Inline Method takes 881 Millisecs
Function Call By Variable Method takes 1306 Millisecs
Function Call By Reference Method takes 1197 Millisecs
Original 1.0/Sqr( x ) takes 3689 Millisecs()



That one gives an additional ~10% speed increase using the inline method...


col(Posted 2009) [#16]
@Nate the Great

How the code works

x is the Float value that you want to find the square root of
f2i is an integer pointer to a float pointer but using an integer cast. Integer pointers cant point to float pointers. I used 'f 2 i' meaning Float To Integer
i is the integer part of the float value x

then the value of i is set to $5f3759df minus itself shifted one bit to the right. This right shift drops the least significant bit of i, which means its halving it.

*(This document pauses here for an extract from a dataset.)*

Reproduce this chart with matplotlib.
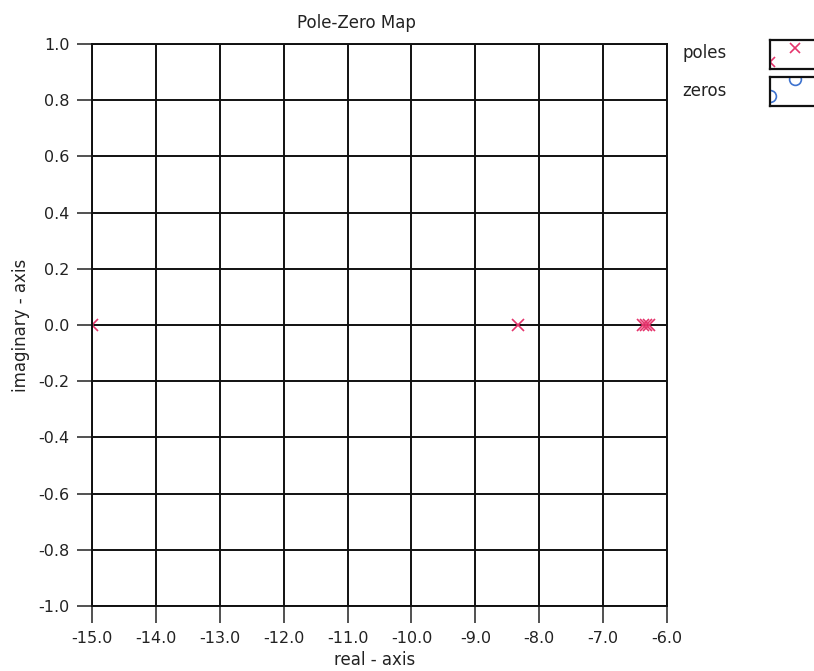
import matplotlib
matplotlib.use("Agg")
import matplotlib.pyplot as plt
from matplotlib.patches import Rectangle
import numpy as np

# Data
pole_re = [-15.0, -8.34, -6.38, -6.33, -6.28]
pole_im = [0.0, 0.0, 0.0, 0.0, 0.0]
zero_re = []
zero_im = []
x_ticks = [-15.0, -14.0, -13.0, -12.0, -11.0, -10.0, -9.0, -8.0, -7.0, -6.0]
y_ticks = [1.0, 0.8, 0.6, 0.4, 0.2, 0.0, -0.2, -0.4, -0.6, -0.8, -1.0]
legend_labels = ["poles", "zeros"]

pole_color = "#e5346c"
zero_color = "#3d72cf"
txt_color = "#222222"
W, H = 814, 671

fig = plt.figure(figsize=(W / 100, H / 100), dpi=100)
fig.patch.set_facecolor("white")
ax = fig.add_axes([92 / W, 1 - 606 / H, (667 - 92) / W, (606 - 44) / H])
ax.set_xlim(-15.0, -6.0)
ax.set_ylim(-1.0, 1.0)
ax.set_xticks(x_ticks)
ax.set_yticks(y_ticks)
ax.set_xticklabels([f"{v:.1f}" for v in x_ticks])
ax.set_yticklabels([f"{v:.1f}" for v in y_ticks])
ax.grid(True, color="#111111", linewidth=1.4)
ax.set_axisbelow(True)
for s in ax.spines.values():
    s.set_color("#111111")
    s.set_linewidth(1.4)
ax.tick_params(axis="x", direction="out", length=12, width=1.2, color="#333333",
               labelsize=11.5, labelcolor=txt_color, pad=6)
ax.tick_params(axis="y", direction="out", length=11, width=1.2, color="#333333",
               labelsize=11.5, labelcolor=txt_color, pad=5)

clip_rect = Rectangle((0, 0), 1, 1, transform=ax.transAxes, facecolor="none",
                      edgecolor="none")
ax.add_artist(clip_rect)
clip_rect.set_visible(False)

(pl,) = ax.plot(pole_re, pole_im, linestyle="none", marker="x", markersize=8.5,
                markeredgewidth=1.2, color=pole_color)
pl.set_clip_path(clip_rect)
if zero_re:
    (zl,) = ax.plot(zero_re, zero_im, linestyle="none", marker="o", markersize=8.5,
                    markerfacecolor="none", markeredgewidth=1.2, color=zero_color)
    zl.set_clip_path(clip_rect)

fig.text(356 / W, 1 - 23 / H, "Pole-Zero Map", ha="center", va="center",
         fontsize=12, color=txt_color)
fig.text(375 / W, 1 - 660 / H, "real - axis", ha="center", va="center",
         fontsize=12, color=txt_color)
fig.text(21 / W, 1 - 325 / H, "imaginary - axis", ha="center", va="center",
         rotation=90, fontsize=12, color=txt_color)

# Legend (LabVIEW style boxes)
legend_specs = [(legend_labels[0], 40, 69, "x", pole_color, [0.0, 5.2], [2.5, 7.3]),
                (legend_labels[1], 77, 106, "o", zero_color, [0.0, 5.2], [3.5, 9.4])]
for label, top, bot, mk, col, mx, my in legend_specs:
    fig.text(682 / W, 1 - ((top + bot) / 2 - 1) / H, label, ha="left", va="center",
             fontsize=12, color=txt_color)
    lax = fig.add_axes([770 / W, 1 - bot / H, (W - 770 + 5) / W, (bot - top) / H])
    lax.set_xlim(0, 10)
    lax.set_ylim(0, 10)
    lax.set_xticks([])
    lax.set_yticks([])
    for s in lax.spines.values():
        s.set_color("#111111")
        s.set_linewidth(1.6)
    lclip = Rectangle((0, 0), 1, 1, transform=lax.transAxes, facecolor="none",
                      edgecolor="none")
    lax.add_artist(lclip)
    lclip.set_visible(False)
    if mk == "x":
        (ll,) = lax.plot(mx, my, linestyle="none", marker=mk, markersize=7.5,
                         markeredgewidth=1.2, color=col)
    else:
        (ll,) = lax.plot(mx, my, linestyle="none", marker=mk, markersize=8.5,
                         markerfacecolor="none", markeredgewidth=1.2, color=col)
    ll.set_clip_path(lclip)

fig.savefig("out.png", dpi=100)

Remember that its manipulating the value of x using its memory address, so all calculations will affect the value of x.

Then the multiplies near the end 'tune in the approximation', the more that you use them, the closer to the correct result it gets. After one iteration the value is damn close, after 2 even closer, and after 3 iterations its the exact number. Well, exact enough for a value thats stored in 32 bits.

The link and the links that are there explain it way better than i ever could :P


@xlsior
Thats great. Thanks for the heads up. Im out of time this morning ( tut work again !! ), but I'll take a look asap, It wont be this evening, Im going to a concert :D


xlsior(Posted 2009) [#17]
Col: If you are looking at the BMK NG, to optimize for speed you'll need both the modified bmk,exe, and a custom.bmk in your /bin folder with the following contents:


addccopt optimization -O3



then recompile all modules.

Speed boost in non-graphical stuff can be anywhere from 0% to 25%, depending on the program in my benchmarks... Executable size increases slightly, but typically only ~10% or so.

I just duplicated my entire Blitzmax folder to a seperate folder, and recompiled with the tweak. That way I have a choice which version to use depending on what's more important, speed or file size.